The head of the Dubai government body set up to promote small business has called on the region’s family companies to offer stakes to outsiders with ideas that can be exploited.
Abdul Baset Al Janahi, the chief executive of Dubai SME, said that there was “a lot of money and a lot of ideas” in Dubai but that the two were often mismatched for several reasons – a lack of trust, or a conventional mindset and methods of doing business.
“It’s about time that we matched talent with capital in a proper way,” he said. “Just last week, I had a meeting with a bunch of second-generation family businesses – multimillionaires.
“They said ‘yes, we want to support’. I said, ‘Guys, come together, create a fund and we will match that as government. If you do a Dh10 million fund, we will match it.’ They were reluctant to do so.”
He said that businesses often failed to recognise ideas from their own talent or customer base that could be commercialised and that existing family businesses in the region are in a strong place to do this because of their trading expertise.
He said that those that are willing to do so could rely – in certain instances – on government to co-invest.
“We are saying that you are a group that is very good in technology, or F&B [food and beverage], or logistics. Create a fund and we will support. I’m not saying we will give money for free, we will invest in people who have ideas that are related to your business. But the trick is not only money. It is the mentorship and the kind of expertise that people can give. That’s the value.”
He said that the scale of disruption that businesses will face from technologies such as Uber, Careem and others will mean that companies need to be innovative to adapt.
“Some companies still have that kind of mindset where they have people who have innovated things for them, and you still find that innovation is the sole ownership of the company.

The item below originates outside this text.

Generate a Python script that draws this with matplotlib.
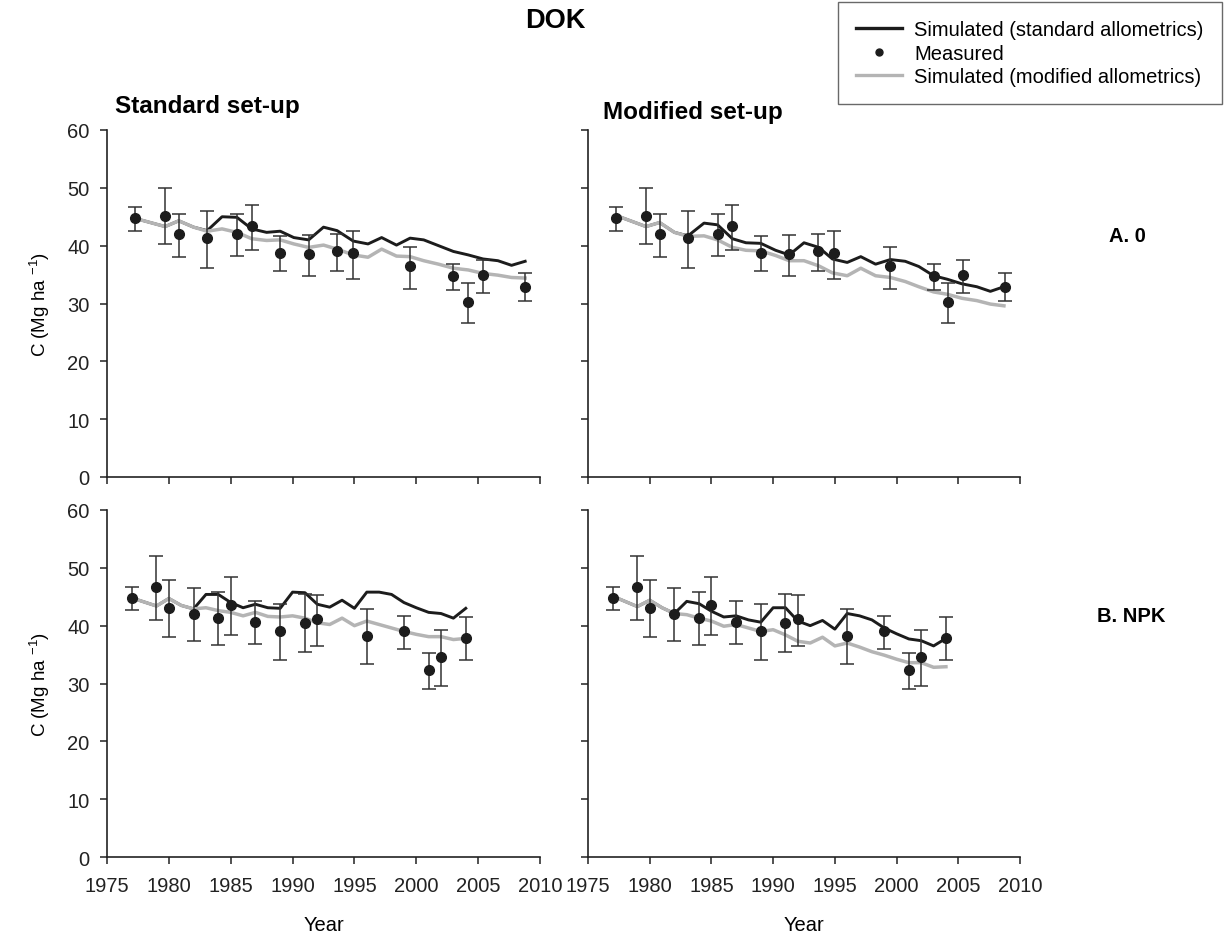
import matplotlib
matplotlib.use("Agg")
import matplotlib.pyplot as plt
import numpy as np
from matplotlib.lines import Line2D

plt.rcParams['font.family'] = ['Liberation Sans', 'DejaVu Sans']
plt.rcParams['mathtext.default'] = 'regular'

# ---- A. 0 treatment ----
meas_a_year = [1977.3, 1979.7, 1980.8, 1983.1, 1985.5, 1986.7, 1989.0, 1991.3,
               1993.6, 1994.9, 1999.5, 2003.0, 2004.2, 2005.4, 2008.8]
meas_a = [44.7, 45.1, 42.0, 41.3, 42.0, 43.4, 38.7, 38.6, 39.0, 38.7, 36.4, 34.7, 30.3, 34.9, 32.9]
meas_a_hi = [46.6, 49.9, 45.5, 46.0, 45.5, 47.1, 41.6, 41.8, 42.1, 42.5, 39.8, 36.8, 33.6, 37.6, 35.2]
meas_a_lo = [42.5, 40.3, 38.0, 36.1, 38.2, 39.3, 35.7, 34.7, 35.7, 34.3, 32.5, 32.3, 26.7, 31.8, 30.5]

sim_a_std_year = [1977.3, 1979.7, 1980.8, 1982.0, 1983.1, 1984.3, 1985.5, 1986.7, 1987.9,
                  1989.0, 1990.1, 1991.3, 1992.5, 1993.6, 1994.9, 1996.1, 1997.2, 1998.4,
                  1999.5, 2000.6, 2001.8, 2003.0, 2004.2, 2005.4, 2006.6, 2007.7, 2008.8]
sim_a_std_std = [44.7, 43.3, 44.3, 43.2, 42.6, 45.0, 44.9, 42.9, 42.3, 42.5, 41.4, 41.0,
                 43.2, 42.6, 40.8, 40.3, 41.4, 40.1, 41.3, 41.0, 40.0, 39.0, 38.4, 37.7,
                 37.4, 36.6, 37.3]
sim_a_std_mod = [44.7, 43.3, 44.3, 43.2, 42.5, 42.9, 42.3, 41.2, 40.9, 41.0, 40.3, 39.7,
                 40.1, 39.4, 38.4, 38.0, 39.4, 38.2, 38.1, 37.4, 36.8, 36.1, 35.8, 35.2,
                 34.9, 34.5, 34.4]

sim_a_mod_year = [1977.3, 1979.7, 1980.8, 1982.0, 1983.1, 1984.4, 1985.5, 1986.7, 1987.8,
                  1989.0, 1990.2, 1991.3, 1992.5, 1993.7, 1994.8, 1996.0, 1997.1, 1998.3,
                  1999.5, 2000.7, 2001.8, 2003.0, 2004.1, 2005.3, 2006.5, 2007.6, 2008.7]
sim_a_mod_std = [45.2, 43.3, 44.0, 42.3, 41.7, 43.9, 43.6, 41.2, 40.5, 40.4, 39.2, 38.4,
                 40.5, 39.7, 37.7, 37.1, 38.1, 36.8, 37.6, 37.3, 36.4, 34.8, 34.2, 33.4,
                 32.9, 32.1, 32.9]
sim_a_mod_mod = [45.2, 43.3, 44.0, 42.3, 41.6, 41.7, 41.0, 39.7, 39.2, 39.1, 38.3, 37.4,
                 37.4, 36.5, 35.3, 34.8, 36.1, 34.8, 34.5, 33.8, 32.9, 32.0, 31.6, 30.9,
                 30.5, 29.9, 29.6]

# ---- B. NPK treatment ----
meas_b_year = [1977, 1979, 1980, 1982, 1984, 1985, 1987, 1989, 1991, 1992, 1996, 1999, 2001, 2002, 2004]
meas_b = [44.8, 46.7, 43.1, 42.0, 41.3, 43.5, 40.7, 39.1, 40.5, 41.2, 38.2, 39.0, 32.4, 34.5, 37.8]
meas_b_hi = [46.7, 52.1, 47.9, 46.5, 45.8, 48.4, 44.2, 43.7, 45.4, 45.3, 42.8, 41.7, 35.2, 39.2, 41.5]
meas_b_lo = [42.7, 41.0, 38.0, 37.4, 36.6, 38.3, 36.9, 34.1, 35.5, 36.4, 33.4, 36.0, 29.1, 29.5, 34.0]

sim_b_year = [1977] + list(range(1979, 2005))
sim_b_std_std = [44.8, 43.4, 44.7, 43.5, 42.9, 45.4, 45.4, 44.0, 43.1, 43.7, 43.1, 43.0,
                 45.8, 45.7, 43.7, 43.2, 44.4, 43.0, 45.8, 45.8, 45.4, 44.0, 43.1, 42.3,
                 42.1, 41.3, 43.0]
sim_b_std_mod = [44.8, 43.4, 44.7, 43.5, 42.9, 43.1, 42.6, 42.3, 41.7, 42.3, 41.6, 41.5,
                 41.7, 41.3, 40.5, 40.2, 41.3, 40.0, 40.8, 40.2, 39.6, 39.0, 38.5, 38.1,
                 38.1, 37.6, 37.8]
sim_b_mod_std = [45.1, 43.3, 44.4, 43.1, 42.1, 44.2, 43.8, 42.5, 41.5, 41.7, 41.0, 40.6,
                 43.1, 43.1, 40.8, 40.0, 40.9, 39.4, 42.1, 41.7, 41.0, 39.6, 38.6, 37.7,
                 37.4, 36.5, 37.8]
sim_b_mod_mod = [45.1, 43.3, 44.4, 43.1, 42.1, 41.9, 41.3, 40.8, 39.9, 40.2, 39.6, 39.0,
                 39.3, 38.4, 37.3, 37.0, 38.0, 36.5, 37.0, 36.3, 35.5, 34.9, 34.2, 33.6,
                 33.6, 32.8, 32.9]

BLACK = '#1c1c1c'
GREY = '#b4b4b4'
FS = 14.5

fig = plt.figure(figsize=(12.3, 9.37), dpi=100)
W, H = 1230, 937


def make_ax(x0, x1, y0, y1):
    return fig.add_axes([x0 / W, 1 - y1 / H, (x1 - x0) / W, (y1 - y0) / H])


ax_tl = make_ax(107, 540, 131, 478)
ax_tr = make_ax(588, 1020, 131, 478)
ax_bl = make_ax(107, 540, 511, 858)
ax_br = make_ax(588, 1020, 511, 858)


def draw_panel(ax, syear, s_std, s_mod, myear, m, mlo, mhi):
    ax.plot(syear, s_std, color=BLACK, lw=2.1, zorder=2)
    ax.plot(syear, s_mod, color=GREY, lw=2.5, zorder=3)
    m = np.array(m)
    yerr = [m - np.array(mlo), np.array(mhi) - m]
    ax.errorbar(myear, m, yerr=yerr, fmt='o', color=BLACK, ms=7, ecolor='#333333',
                elinewidth=1.1, capsize=5, capthick=1.1, zorder=4)
    ax.set_xlim(1975, 2010)
    ax.set_ylim(0, 60)
    ax.set_xticks(range(1975, 2011, 5))
    ax.set_yticks(range(0, 61, 10))
    for s in ['top', 'right']:
        ax.spines[s].set_visible(False)
    for s in ['left', 'bottom']:
        ax.spines[s].set_linewidth(1.2)
        ax.spines[s].set_color('#222222')
    ax.tick_params(direction='out', length=5, width=1.1, labelsize=FS, colors='#222222')
    ax.tick_params(axis='x', pad=9)
    ax.tick_params(axis='y', pad=7.5)


draw_panel(ax_tl, sim_a_std_year, sim_a_std_std, sim_a_std_mod,
           meas_a_year, meas_a, meas_a_lo, meas_a_hi)
draw_panel(ax_tr, sim_a_mod_year, sim_a_mod_std, sim_a_mod_mod,
           meas_a_year, meas_a, meas_a_lo, meas_a_hi)
draw_panel(ax_bl, sim_b_year, sim_b_std_std, sim_b_std_mod,
           meas_b_year, meas_b, meas_b_lo, meas_b_hi)
draw_panel(ax_br, sim_b_year, sim_b_mod_std, sim_b_mod_mod,
           meas_b_year, meas_b, meas_b_lo, meas_b_hi)

for ax in [ax_tl, ax_tr]:
    ax.tick_params(axis='x', labelbottom=False)
for ax in [ax_tr, ax_br]:
    ax.tick_params(axis='y', labelleft=False)

for ax in [ax_tl, ax_bl]:
    ax.set_ylabel('C (Mg ha $^{-1}$)', fontsize=13.5, labelpad=11)
for ax in [ax_bl, ax_br]:
    ax.set_xlabel('Year', fontsize=FS, labelpad=14)

fig.text(555 / W, 1 - 21 / H, 'DOK', fontsize=19.5, fontweight='bold', ha='center', va='center')
fig.text(115 / W, 1 - 107 / H, 'Standard set-up', fontsize=17.5, fontweight='bold',
         ha='left', va='center')
fig.text(603 / W, 1 - 112 / H, 'Modified set-up', fontsize=17.5, fontweight='bold',
         ha='left', va='center')
fig.text(1127 / W, 1 - 237 / H, 'A. 0', fontsize=14.5, fontweight='bold', ha='center', va='center')
fig.text(1131 / W, 1 - 617 / H, 'B. NPK', fontsize=14.5, fontweight='bold', ha='center', va='center')

handles = [Line2D([], [], color=BLACK, lw=2.4),
           Line2D([], [], color=BLACK, marker='o', ls='none', ms=5),
           Line2D([], [], color=GREY, lw=2.4)]
labels = ['Simulated (standard allometrics)', 'Measured', 'Simulated (modified allometrics)']
leg = fig.legend(handles, labels, loc='upper right', bbox_to_anchor=(1222 / W, 1 - 3 / H),
                 borderaxespad=0, fontsize=FS, frameon=True, fancybox=False,
                 edgecolor='#444444', handlelength=2.3, handletextpad=0.6,
                 labelspacing=0.22, borderpad=0.9)
leg.get_frame().set_linewidth(1.0)

fig.savefig('out.png', dpi=100)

“The innovator – the person who came up with that idea – has nothing to do with it any more. We cannot continue to do this. Things are changing.”
Mr Al Janahi also said that the new bankruptcy law and the proposed introduction of VAT could foster a better relationship between banks and SMEs.
Earlier this week, the UAE Banking Federation said that an initiative to support struggling SMEs had led to Dh7 billion of debts held by 1,700 SMEs being restructured, reducing temptation by its owners to flee rather than face jail for non-payment of debts.
He said that the introduction of VAT “will put pressure on SMEs to have their books prepared and to organise themselves in a better way”. At the same time, he said, this should allow banks to carry out “a proper evaluation” of companies and lend to them as entities with their own assets rather than insisting on personal guarantees from owners.
“Banking should move – become more [of a] corporate relationship than personal relationship. They should not ask for personal guarantees [but] companies need to have the numbers.”
A survey published this week by online recruitment site Bloovo said that funding restraints remain a barrier to SME growth across the Gulf, with rejection rates for finance applications running at about 75 per cent.
It said that only 2 per cent of total bank lending in the region goes to SMEs.
“Funding challenges are a big constraint for SMEs,” said Iyad Abu Hweij, the co-founder and president of Bloovo.com. They find it very difficult to raise conventional debt-based finance due to risk-aversion on the part of lenders.
“There is also no way to fail safely,” he said citing the fact that bankruptcy laws are currently either harsh or non-existent.
“Fortunately, measures like the soon-to-be implemented UAE bankruptcy law will lead to a more facilitative and mature financial environment for SMEs,” he said.